— Start of Collected material —

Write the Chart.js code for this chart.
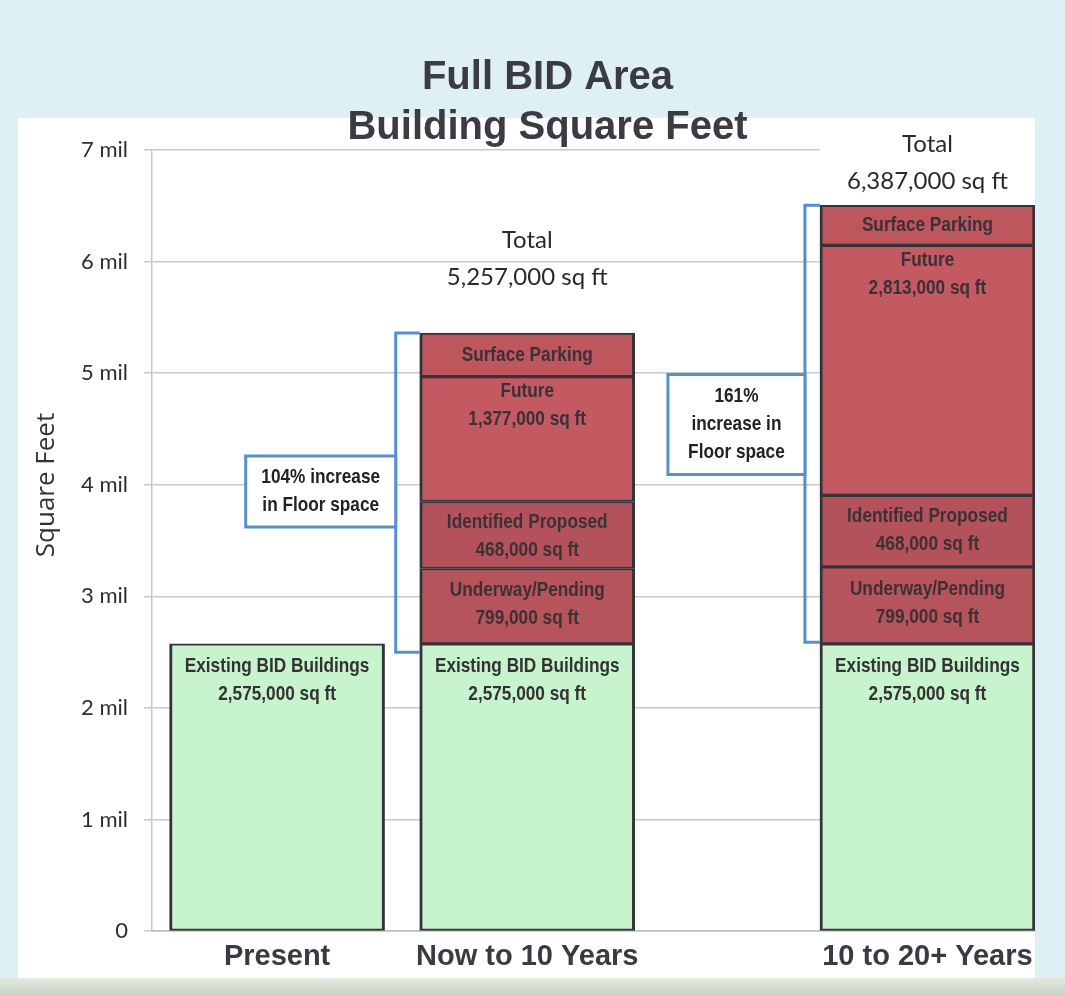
<!DOCTYPE html>
<html>
<head>
<meta charset="utf-8">
<script src="https://cdn.jsdelivr.net/npm/chart.js@4.4.1/dist/chart.umd.min.js"></script>
<style>
  html, body { margin: 0; padding: 0; }
  body { width: 1065px; height: 996px; background: #dff0f4; position: relative; overflow: hidden; }
  #panel { position: absolute; left: 18px; top: 118px; width: 1017px; height: 860px; background: #fff; }
  #foot { position: absolute; left: 0; top: 978px; width: 1065px; height: 18px; background: linear-gradient(#e4eae0, #c8d2c0); }
  #wrap { position: absolute; left: 0; top: 0; width: 1065px; height: 996px; }
</style>
</head>
<body>
<div id="panel"></div>
<div id="foot"></div>
<div id="wrap"><canvas id="chart"></canvas></div>
<script>
// values (drawn segment heights, sq ft)
const categories = ['Present', 'Now to 10 Years', '10 to 20+ Years'];
const existing = [2575000, 2575000, 2575000];
const underway = [null, 675000, 690000];
const identified = [null, 600000, 640000];
const future = [null, 1120000, 2240000];
const surfaceParking = [null, 390000, 360000];

const existingNotes = ['2,575,000 sq ft', '2,575,000 sq ft', '2,575,000 sq ft'];
const underwayNotes = [null, '799,000 sq ft', '799,000 sq ft'];
const identifiedNotes = [null, '468,000 sq ft', '468,000 sq ft'];
const futureNotes = [null, '1,377,000 sq ft', '2,813,000 sq ft'];
const totalNotes = [null, '5,257,000 sq ft', '6,387,000 sq ft'];
const increaseNotes = [null, ['104% increase', 'in Floor space'], ['161%', 'increase in', 'Floor space']];

const yTickValues = [0, 1e6, 2e6, 3e6, 4e6, 5e6, 6e6, 7e6];
const yTickLabels = ['0', '1 mil', '2 mil', '3 mil', '4 mil', '5 mil', '6 mil', '7 mil'];

// layout
const slots = [1, 3, 6.2];
const barWidth = 215;
const totalLabelAt = [null, 6.19e6, 7.05e6];
const bracketLow = [null, 2.5e6, 2.59e6];
const bracketGap = [null, 24, 15];
const boxCenterAt = [null, 3.94e6, 4.54e6];
const boxSize = [null, [150, 71], [137, 100]];

const sans = '"Liberation Sans", Arial, sans-serif';
const blue = '#5590cc';

function points(series) {
    return series.map((v, i) => ({ x: slots[i], y: v })).filter((p) => p.y !== null);
}

function segment(label, series, color, notes, offset) {
    return {
        label,
        data: points(series),
        backgroundColor: color,
        borderColor: '#35333a',
        borderWidth: { top: 2, bottom: 2, left: 3, right: 3 },
        borderSkipped: false,
        barThickness: barWidth,
        notes,
        textOffset: offset,
    };
}

// Arial Narrow look: squeeze Liberation Sans horizontally
function narrowText(ctx, txt, x, y) {
    ctx.save();
    ctx.translate(x, y);
    ctx.scale(0.82, 1);
    ctx.fillText(txt, 0, 0);
    ctx.restore();
}

const segmentLabels = {
    id: 'segmentLabels',
    afterDatasetsDraw(chart) {
        const { ctx, scales: { x, y } } = chart;
        ctx.save();
        ctx.textAlign = 'center';
        ctx.textBaseline = 'middle';
        // names and sizes inside each bar piece
        chart.data.datasets.forEach((ds, di) => {
            const meta = chart.getDatasetMeta(di);
            meta.data.forEach((el, j) => {
                const idx = slots.indexOf(ds.data[j].x);
                const note = ds.notes ? ds.notes[idx] : null;
                ctx.font = 'bold 21px ' + sans;
                ctx.fillStyle = di === 0 ? '#333333' : '#3d3036';
                if (ds.textOffset === null) {
                    narrowText(ctx, ds.label, el.x, (el.y + el.base) / 2);
                } else {
                    const t = el.y + ds.textOffset;
                    narrowText(ctx, ds.label, el.x, t);
                    if (note) narrowText(ctx, note, el.x, t + 28);
                }
            });
        });
        // totals above the bars
        totalNotes.forEach((txt, i) => {
            if (!txt) return;
            const cx = x.getPixelForValue(slots[i]);
            const ty = y.getPixelForValue(totalLabelAt[i]);
            ctx.fillStyle = '#ffffff';
            ctx.fillRect(cx - barWidth / 2, ty - 14, barWidth, 28);
            ctx.fillRect(cx - barWidth / 2, ty + 23, barWidth, 28);
            ctx.font = '24px Lato, sans-serif';
            ctx.fillStyle = '#2a2a2a';
            ctx.fillText('Total', cx, ty);
            ctx.fillText(txt, cx, ty + 37);
        });
        // brackets and increase boxes
        increaseNotes.forEach((lines, i) => {
            if (!lines) return;
            const left = x.getPixelForValue(slots[i]) - barWidth / 2;
            const bx = left - bracketGap[i];
            const top = y.getPixelForValue(
                existing[i] + underway[i] + identified[i] + future[i] + surfaceParking[i]);
            const low = y.getPixelForValue(bracketLow[i]);
            ctx.strokeStyle = blue;
            ctx.lineWidth = 3;
            ctx.beginPath();
            ctx.moveTo(left, top);
            ctx.lineTo(bx, top);
            ctx.lineTo(bx, low);
            ctx.lineTo(left, low);
            ctx.stroke();
            const [w, h] = boxSize[i];
            const cy = y.getPixelForValue(boxCenterAt[i]);
            ctx.fillStyle = '#ffffff';
            ctx.fillRect(bx - w, cy - h / 2, w, h);
            ctx.strokeRect(bx - w, cy - h / 2, w, h);
            ctx.font = 'bold 21px ' + sans;
            ctx.fillStyle = '#222222';
            lines.forEach((ln, k) => {
                narrowText(ctx, ln, bx - w / 2, cy + (k - (lines.length - 1) / 2) * 28);
            });
        });
        ctx.restore();
    },
    afterDraw(chart) {
        const { ctx } = chart;
        ctx.save();
        ctx.translate(47, 485);
        ctx.rotate(-Math.PI / 2);
        ctx.textAlign = 'center';
        ctx.textBaseline = 'middle';
        ctx.font = '26px "Open Sans", sans-serif';
        ctx.fillStyle = '#333333';
        ctx.fillText('Square Feet', 0, 0);
        ctx.restore();
    },
};

new Chart(document.getElementById('chart'), {
    type: 'bar',
    data: {
        datasets: [
            segment('Existing BID Buildings', existing, '#c8f4cd', existingNotes, 22),
            segment('Underway/Pending', underway, '#b5545a', underwayNotes, 22),
            segment('Identified Proposed', identified, '#b3525a', identifiedNotes, 21),
            segment('Future', future, '#c35a61', futureNotes, 15),
            segment('Surface Parking', surfaceParking, '#be565d', null, null),
        ],
    },
    plugins: [segmentLabels],
    options: {
        responsive: true,
        maintainAspectRatio: false,
        animation: false,
        layout: { padding: { left: 60, right: 30, top: 0, bottom: 22 } },
        plugins: {
            legend: { display: false },
            tooltip: { enabled: false },
            title: {
                display: true,
                text: ['Full BID Area', 'Building Square Feet'],
                font: { family: sans, size: 40, weight: 'bold', lineHeight: 1.25 },
                color: '#3b3b46',
                padding: { top: 53, bottom: -3 },
            },
        },
        scales: {
            x: {
                type: 'linear',
                offset: false,
                stacked: true,
                min: 0,
                max: 7.06,
                afterBuildTicks: (s) => { s.ticks = slots.map((v) => ({ value: v })); },
                ticks: {
                    autoSkip: false,
                    maxRotation: 0,
                    padding: 0,
                    callback: (v, i) => categories[i],
                    font: { family: sans, size: 29, weight: 'bold' },
                    color: '#3a3a42',
                },
                grid: { display: false },
                border: { color: '#bdbdbd', width: 1.5 },
            },
            y: {
                stacked: true,
                min: 0,
                max: 7e6,
                afterBuildTicks: (s) => { s.ticks = yTickValues.map((v) => ({ value: v })); },
                afterFit: (s) => { s.width = 92; },
                ticks: {
                    padding: 16,
                    callback: (v, i) => yTickLabels[i],
                    font: { family: 'Lato, sans-serif', size: 22 },
                    color: '#2d2d2d',
                },
                grid: { color: '#c8c8c8', lineWidth: 1.5, tickLength: 8 },
                border: { color: '#c8c8c8', width: 1.5 },
            },
        },
    },
});
</script>
</body>
</html>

— End of Collected material —

● **Problem to work on**
Restate the material word for word from its first line through the line containing "const yTickLabels = ['0', '1", both included; the pictures do not belong in it.

● **Answer to the problem**
Write the Chart.js code for this chart.
<!DOCTYPE html>
<html>
<head>
<meta charset="utf-8">
<script src="https://cdn.jsdelivr.net/npm/chart.js@4.4.1/dist/chart.umd.min.js"></script>
<style>
  html, body { margin: 0; padding: 0; }
  body { width: 1065px; height: 996px; background: #dff0f4; position: relative; overflow: hidden; }
  #panel { position: absolute; left: 18px; top: 118px; width: 1017px; height: 860px; background: #fff; }
  #foot { position: absolute; left: 0; top: 978px; width: 1065px; height: 18px; background: linear-gradient(#e4eae0, #c8d2c0); }
  #wrap { position: absolute; left: 0; top: 0; width: 1065px; height: 996px; }
</style>
</head>
<body>
<div id="panel"></div>
<div id="foot"></div>
<div id="wrap"><canvas id="chart"></canvas></div>
<script>
// values (drawn segment heights, sq ft)
const categories = ['Present', 'Now to 10 Years', '10 to 20+ Years'];
const existing = [2575000, 2575000, 2575000];
const underway = [null, 675000, 690000];
const identified = [null, 600000, 640000];
const future = [null, 1120000, 2240000];
const surfaceParking = [null, 390000, 360000];

const existingNotes = ['2,575,000 sq ft', '2,575,000 sq ft', '2,575,000 sq ft'];
const underwayNotes = [null, '799,000 sq ft', '799,000 sq ft'];
const identifiedNotes = [null, '468,000 sq ft', '468,000 sq ft'];
const futureNotes = [null, '1,377,000 sq ft', '2,813,000 sq ft'];
const totalNotes = [null, '5,257,000 sq ft', '6,387,000 sq ft'];
const increaseNotes = [null, ['104% increase', 'in Floor space'], ['161%', 'increase in', 'Floor space']];

const yTickValues = [0, 1e6, 2e6, 3e6, 4e6, 5e6, 6e6, 7e6];
const yTickLabels = ['0', '1 mil', '2 mil', '3 mil', '4 mil', '5 mil', '6 mil', '7 mil'];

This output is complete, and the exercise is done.